EXERCISE TASK:
Leaving out the pictures, transcribe all of the records faithfully.
=== THE DATA ===
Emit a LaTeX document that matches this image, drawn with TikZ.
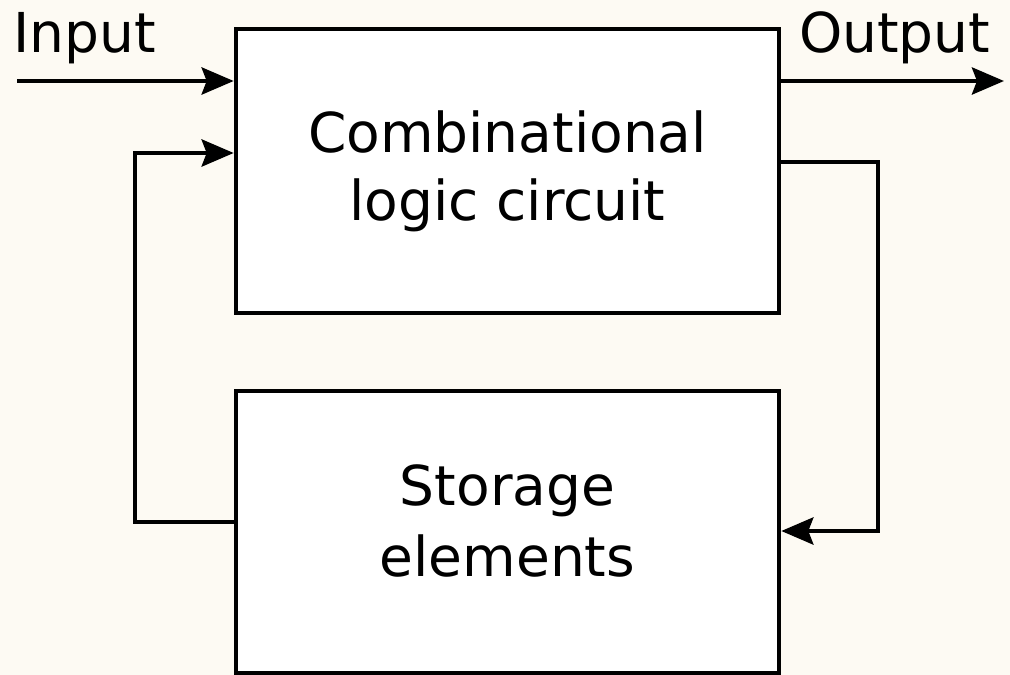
\documentclass[tikz,border=0pt]{standalone}
\usepackage{fontspec}
\setmainfont{DejaVu Sans}
\usetikzlibrary{arrows.meta}
\definecolor{paper}{HTML}{FDFAF3}
\tikzset{
  block/.style={draw=black, fill=white, line width=4.6pt, rectangle, inner sep=0pt},
  lbl/.style={inner sep=0pt, font=\fontsize{55}{69}\selectfont},
  wire/.style={draw=black, line width=4.6pt, line join=miter},
  arr/.style={wire, -{Stealth[length=32pt, width=27pt, inset=5pt]}}
}
\begin{document}
\begin{tikzpicture}[x=1pt, y=-1pt]
  % page and background
  \fill[paper] (0,0) rectangle (1010,675);
  \useasboundingbox (0,0) rectangle (1010,675);

  % the two blocks
  \node[block, minimum width=543pt, minimum height=284pt] (comb) at (507.5,171) {};
  \node[block, minimum width=543pt, minimum height=282pt] (store) at (507.5,532) {};

  % block texts
  \node[lbl, anchor=base] (comb1) at (507.5,152) {Combinational};
  \node[lbl, anchor=base] (comb2) at (507.5,220) {logic circuit};
  \node[lbl, anchor=base] (store1) at (507.5,505) {Storage};
  \node[lbl, anchor=base] (store2) at (507.5,576) {elements};

  % input / output labels
  \node[lbl, anchor=base west] (inlbl) at (13,52) {Input};
  \node[lbl, anchor=base west] (outlbl) at (799,52) {Output};

  % wire end points
  \coordinate (in) at (17,81);
  \coordinate (out) at (1004,81);
  \coordinate (lb) at (135,522);
  \coordinate (lt) at (135,153);
  \coordinate (rt) at (878,162);
  \coordinate (rb) at (878,531);

  % connectors
  \draw[arr] (in) -- (in -| comb.west);
  \draw[arr] (out -| comb.east) -- (out);
  \draw[arr] (lb -| store.west) -- (lb) -- (lt) -- (lt -| comb.west);
  \draw[arr] (rt -| comb.east) -- (rt) -- (rb) -- (rb -| store.east);
\end{tikzpicture}
\end{document}
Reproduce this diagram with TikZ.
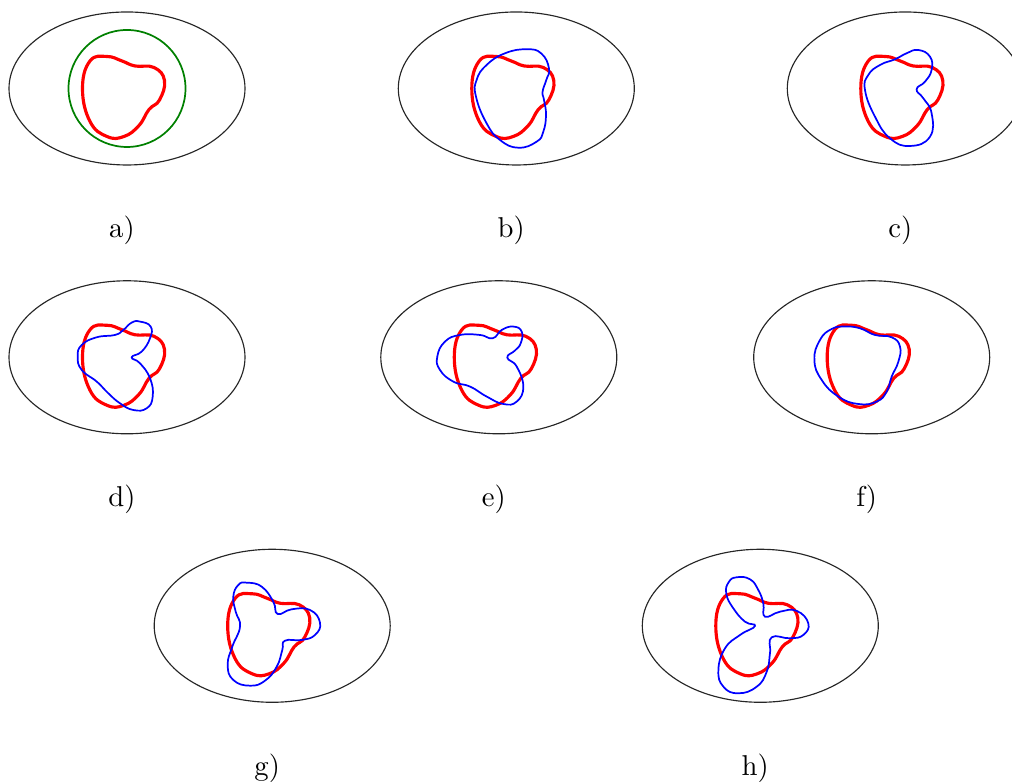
\documentclass[tikz,border=0pt]{standalone}
\usepackage{tikz}

\newcommand{\targetcurve}{plot[smooth cycle, tension=0.75] coordinates {
  (-44.5,0) (-37,27.5) (-20,32) (-5,27.5) (8,22.5) (27,21) (37.5,8)
  (32.5,-11.5) (22,-21) (12,-37) (-3,-48) (-20,-48) (-37,-33)}}

\begin{document}
\begin{tikzpicture}[
  x=0.3484pt, y=0.3484pt,
  region/.style={black!85, line width=0.4pt},
  target/.style={red, line width=1.1pt},
  iter/.style={blue, line width=0.6pt},
  init/.style={green!50!black, line width=0.6pt},
  lbl/.style={anchor=base},
]
\useasboundingbox (0,0) rectangle (1012,782);

%% domains, target curve and labels
\foreach \p/\x/\y in {a/127/693.5, b/516.3/693.5, c/905.3/693.5,
                      d/127/424.7, e/498.8/424.7, f/871.7/424.7,
                      g/272.2/156.2, h/760.3/156.2} {
  \coordinate (c\p) at (\x,\y);
  \draw[region] (c\p) ellipse [x radius=118, y radius=76.5];
  \begin{scope}[shift={(c\p)}]
    \draw[target] \targetcurve;
  \end{scope}
  \node[lbl] (lbl\p) at (\x-5,\y-149.5) {\p)};
}

%% a) initial guess
\draw[init] (ca) circle [radius=58.5];

%% b)
\begin{scope}[shift={(cb)}]
\draw[iter] plot[smooth cycle, tension=0.8] coordinates {
  (10.3,39.2) (25,35) (32.7,20) (30,8.5) (26.3,-3.2) (27.7,-11.5)
  (29.7,-26.5) (27,-43.2) (20.3,-53.2) (2,-59.2) (-16.3,-51.5)
  (-29.7,-34.8) (-40.3,-8.2) (-39.7,8.5) (-29.7,23.5) (-11.3,35.2)};
\end{scope}

%% c)
\begin{scope}[shift={(cc)}]
\draw[iter] plot[smooth cycle, tension=0.8] coordinates {
  (13,38.5) (24.7,31.8) (26.3,18.5) (19.7,6.8) (11.3,-0.8) (18,-9.8)
  (26.3,-24.8) (24.7,-48.2) (4.7,-57.5) (-15.3,-49.8) (-30.3,-28.2)
  (-40.3,-1.5) (-37,13.5) (-25.3,23.5) (-10.3,29.2) (1.3,35.2)};
\end{scope}

%% d)
\begin{scope}[shift={(cd)}]
\draw[iter] plot[smooth cycle, tension=0.8] coordinates {
  (13,35.7) (23.7,30.7) (23,19) (14.7,5.7) (4.7,0) (13,-6) (23,-21)
  (25.7,-39.3) (19.7,-51) (6.3,-52.7) (-7,-46) (-18.7,-36) (-30.3,-24.3)
  (-45.3,-12.7) (-49.3,0.7) (-45.3,12.3) (-30.3,20) (-12,22.3)
  (-3.7,27.3) (4.7,34.7)};
\end{scope}

%% e)
\begin{scope}[shift={(ce)}]
\draw[iter] plot[smooth cycle, tension=0.8] coordinates {
  (14.5,30.7) (22.9,25.7) (21.9,14) (16.1,6.7) (8.5,-0.3) (17.9,-9.3)
  (24.5,-29.3) (17.9,-44.3) (4.5,-46.7) (-12.1,-39.3) (-28.8,-29.3)
  (-45.5,-24.3) (-58.8,-12.7) (-61.5,0.7) (-53.8,15.7) (-38.8,22.3)
  (-18.8,22.3) (-6.1,19) (2.9,27.3)};
\end{scope}

%% f)
\begin{scope}[shift={(cf)}]
\draw[iter] plot[smooth cycle, tension=0.8] coordinates {
  (-26.7,30.7) (-11.7,29) (3.3,22.3) (20,20) (28.3,10.7) (26.7,-4.3)
  (20,-19.3) (15,-34.3) (5,-44.3) (-13.3,-46.7) (-33.3,-39.3)
  (-50,-22.7) (-57.3,-2.7) (-51.7,17.3) (-40,28.3)};
\end{scope}

%% g)
\begin{scope}[shift={(cg)}]
\draw[iter] plot[smooth cycle, tension=0.8] coordinates {
  (-25.5,43.1) (-10.5,39.1) (1.1,24.1) (5.5,11.8) (19.5,16.5)
  (37.8,15.8) (47.8,3.1) (42.8,-9.2) (29.5,-14.2) (12.8,-14.9)
  (10.1,-24.2) (4.5,-40.9) (-7.2,-54.9) (-22.2,-59.9) (-38.9,-54.2)
  (-44.5,-39.2) (-39.9,-20.9) (-32.2,-0.9) (-36.5,14.1) (-38.9,29.1)
  (-33.9,40.8)};
\end{scope}

%% h)
\begin{scope}[shift={(ch)}]
\draw[iter] plot[smooth cycle, tension=0.8] coordinates {
  (-5.3,-0.2) (-15.3,4.1) (-27,17.5) (-34,32) (-31.6,43.6) (-23.6,48.5)
  (-10.3,46.5) (-2,35.8) (3,22.5) (4.7,9.1) (19.7,14.1) (36.4,14.9)
  (48,2.5) (43,-9.2) (29.7,-12.5) (11.4,-11.5) (9.7,-27.5) (6.4,-45.9)
  (-3.6,-60.9) (-22,-67.5) (-36.9,-60.9) (-41.9,-44.2) (-35.3,-22.6)
  (-20.3,-9.2)};
\end{scope}

\end{tikzpicture}
\end{document}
===
RESULT OF THIS EXERCISE:
Emit a LaTeX document that matches this image, drawn with TikZ.
\documentclass[tikz,border=0pt]{standalone}
\usepackage{fontspec}
\setmainfont{DejaVu Sans}
\usetikzlibrary{arrows.meta}
\definecolor{paper}{HTML}{FDFAF3}
\tikzset{
  block/.style={draw=black, fill=white, line width=4.6pt, rectangle, inner sep=0pt},
  lbl/.style={inner sep=0pt, font=\fontsize{55}{69}\selectfont},
  wire/.style={draw=black, line width=4.6pt, line join=miter},
  arr/.style={wire, -{Stealth[length=32pt, width=27pt, inset=5pt]}}
}
\begin{document}
\begin{tikzpicture}[x=1pt, y=-1pt]
  % page and background
  \fill[paper] (0,0) rectangle (1010,675);
  \useasboundingbox (0,0) rectangle (1010,675);

  % the two blocks
  \node[block, minimum width=543pt, minimum height=284pt] (comb) at (507.5,171) {};
  \node[block, minimum width=543pt, minimum height=282pt] (store) at (507.5,532) {};

  % block texts
  \node[lbl, anchor=base] (comb1) at (507.5,152) {Combinational};
  \node[lbl, anchor=base] (comb2) at (507.5,220) {logic circuit};
  \node[lbl, anchor=base] (store1) at (507.5,505) {Storage};
  \node[lbl, anchor=base] (store2) at (507.5,576) {elements};

  % input / output labels
  \node[lbl, anchor=base west] (inlbl) at (13,52) {Input};
  \node[lbl, anchor=base west] (outlbl) at (799,52) {Output};

  % wire end points
  \coordinate (in) at (17,81);
  \coordinate (out) at (1004,81);
  \coordinate (lb) at (135,522);
  \coordinate (lt) at (135,153);
  \coordinate (rt) at (878,162);
  \coordinate (rb) at (878,531);

  % connectors
  \draw[arr] (in) -- (in -| comb.west);
  \draw[arr] (out -| comb.east) -- (out);
  \draw[arr] (lb -| store.west) -- (lb) -- (lt) -- (lt -| comb.west);
  \draw[arr] (rt -| comb.east) -- (rt) -- (rb) -- (rb -| store.east);
\end{tikzpicture}
\end{document}
Reproduce this diagram with TikZ.
\documentclass[tikz,border=0pt]{standalone}
\usepackage{tikz}

\newcommand{\targetcurve}{plot[smooth cycle, tension=0.75] coordinates {
  (-44.5,0) (-37,27.5) (-20,32) (-5,27.5) (8,22.5) (27,21) (37.5,8)
  (32.5,-11.5) (22,-21) (12,-37) (-3,-48) (-20,-48) (-37,-33)}}

\begin{document}
\begin{tikzpicture}[
  x=0.3484pt, y=0.3484pt,
  region/.style={black!85, line width=0.4pt},
  target/.style={red, line width=1.1pt},
  iter/.style={blue, line width=0.6pt},
  init/.style={green!50!black, line width=0.6pt},
  lbl/.style={anchor=base},
]
\useasboundingbox (0,0) rectangle (1012,782);

%% domains, target curve and labels
\foreach \p/\x/\y in {a/127/693.5, b/516.3/693.5, c/905.3/693.5,
                      d/127/424.7, e/498.8/424.7, f/871.7/424.7,
                      g/272.2/156.2, h/760.3/156.2} {
  \coordinate (c\p) at (\x,\y);
  \draw[region] (c\p) ellipse [x radius=118, y radius=76.5];
  \begin{scope}[shift={(c\p)}]
    \draw[target] \targetcurve;
  \end{scope}
  \node[lbl] (lbl\p) at (\x-5,\y-149.5) {\p)};
}

%% a) initial guess
\draw[init] (ca) circle [radius=58.5];

%% b)
\begin{scope}[shift={(cb)}]
\draw[iter] plot[smooth cycle, tension=0.8] coordinates {
  (10.3,39.2) (25,35) (32.7,20) (30,8.5) (26.3,-3.2) (27.7,-11.5)
  (29.7,-26.5) (27,-43.2) (20.3,-53.2) (2,-59.2) (-16.3,-51.5)
  (-29.7,-34.8) (-40.3,-8.2) (-39.7,8.5) (-29.7,23.5) (-11.3,35.2)};
\end{scope}

%% c)
\begin{scope}[shift={(cc)}]
\draw[iter] plot[smooth cycle, tension=0.8] coordinates {
  (13,38.5) (24.7,31.8) (26.3,18.5) (19.7,6.8) (11.3,-0.8) (18,-9.8)
  (26.3,-24.8) (24.7,-48.2) (4.7,-57.5) (-15.3,-49.8) (-30.3,-28.2)
  (-40.3,-1.5) (-37,13.5) (-25.3,23.5) (-10.3,29.2) (1.3,35.2)};
\end{scope}

%% d)
\begin{scope}[shift={(cd)}]
\draw[iter] plot[smooth cycle, tension=0.8] coordinates {
  (13,35.7) (23.7,30.7) (23,19) (14.7,5.7) (4.7,0) (13,-6) (23,-21)
  (25.7,-39.3) (19.7,-51) (6.3,-52.7) (-7,-46) (-18.7,-36) (-30.3,-24.3)
  (-45.3,-12.7) (-49.3,0.7) (-45.3,12.3) (-30.3,20) (-12,22.3)
  (-3.7,27.3) (4.7,34.7)};
\end{scope}

%% e)
\begin{scope}[shift={(ce)}]
\draw[iter] plot[smooth cycle, tension=0.8] coordinates {
  (14.5,30.7) (22.9,25.7) (21.9,14) (16.1,6.7) (8.5,-0.3) (17.9,-9.3)
  (24.5,-29.3) (17.9,-44.3) (4.5,-46.7) (-12.1,-39.3) (-28.8,-29.3)
  (-45.5,-24.3) (-58.8,-12.7) (-61.5,0.7) (-53.8,15.7) (-38.8,22.3)
  (-18.8,22.3) (-6.1,19) (2.9,27.3)};
\end{scope}

%% f)
\begin{scope}[shift={(cf)}]
\draw[iter] plot[smooth cycle, tension=0.8] coordinates {
  (-26.7,30.7) (-11.7,29) (3.3,22.3) (20,20) (28.3,10.7) (26.7,-4.3)
  (20,-19.3) (15,-34.3) (5,-44.3) (-13.3,-46.7) (-33.3,-39.3)
  (-50,-22.7) (-57.3,-2.7) (-51.7,17.3) (-40,28.3)};
\end{scope}

%% g)
\begin{scope}[shift={(cg)}]
\draw[iter] plot[smooth cycle, tension=0.8] coordinates {
  (-25.5,43.1) (-10.5,39.1) (1.1,24.1) (5.5,11.8) (19.5,16.5)
  (37.8,15.8) (47.8,3.1) (42.8,-9.2) (29.5,-14.2) (12.8,-14.9)
  (10.1,-24.2) (4.5,-40.9) (-7.2,-54.9) (-22.2,-59.9) (-38.9,-54.2)
  (-44.5,-39.2) (-39.9,-20.9) (-32.2,-0.9) (-36.5,14.1) (-38.9,29.1)
  (-33.9,40.8)};
\end{scope}

%% h)
\begin{scope}[shift={(ch)}]
\draw[iter] plot[smooth cycle, tension=0.8] coordinates {
  (-5.3,-0.2) (-15.3,4.1) (-27,17.5) (-34,32) (-31.6,43.6) (-23.6,48.5)
  (-10.3,46.5) (-2,35.8) (3,22.5) (4.7,9.1) (19.7,14.1) (36.4,14.9)
  (48,2.5) (43,-9.2) (29.7,-12.5) (11.4,-11.5) (9.7,-27.5) (6.4,-45.9)
  (-3.6,-60.9) (-22,-67.5) (-36.9,-60.9) (-41.9,-44.2) (-35.3,-22.6)
  (-20.3,-9.2)};
\end{scope}

\end{tikzpicture}
\end{document}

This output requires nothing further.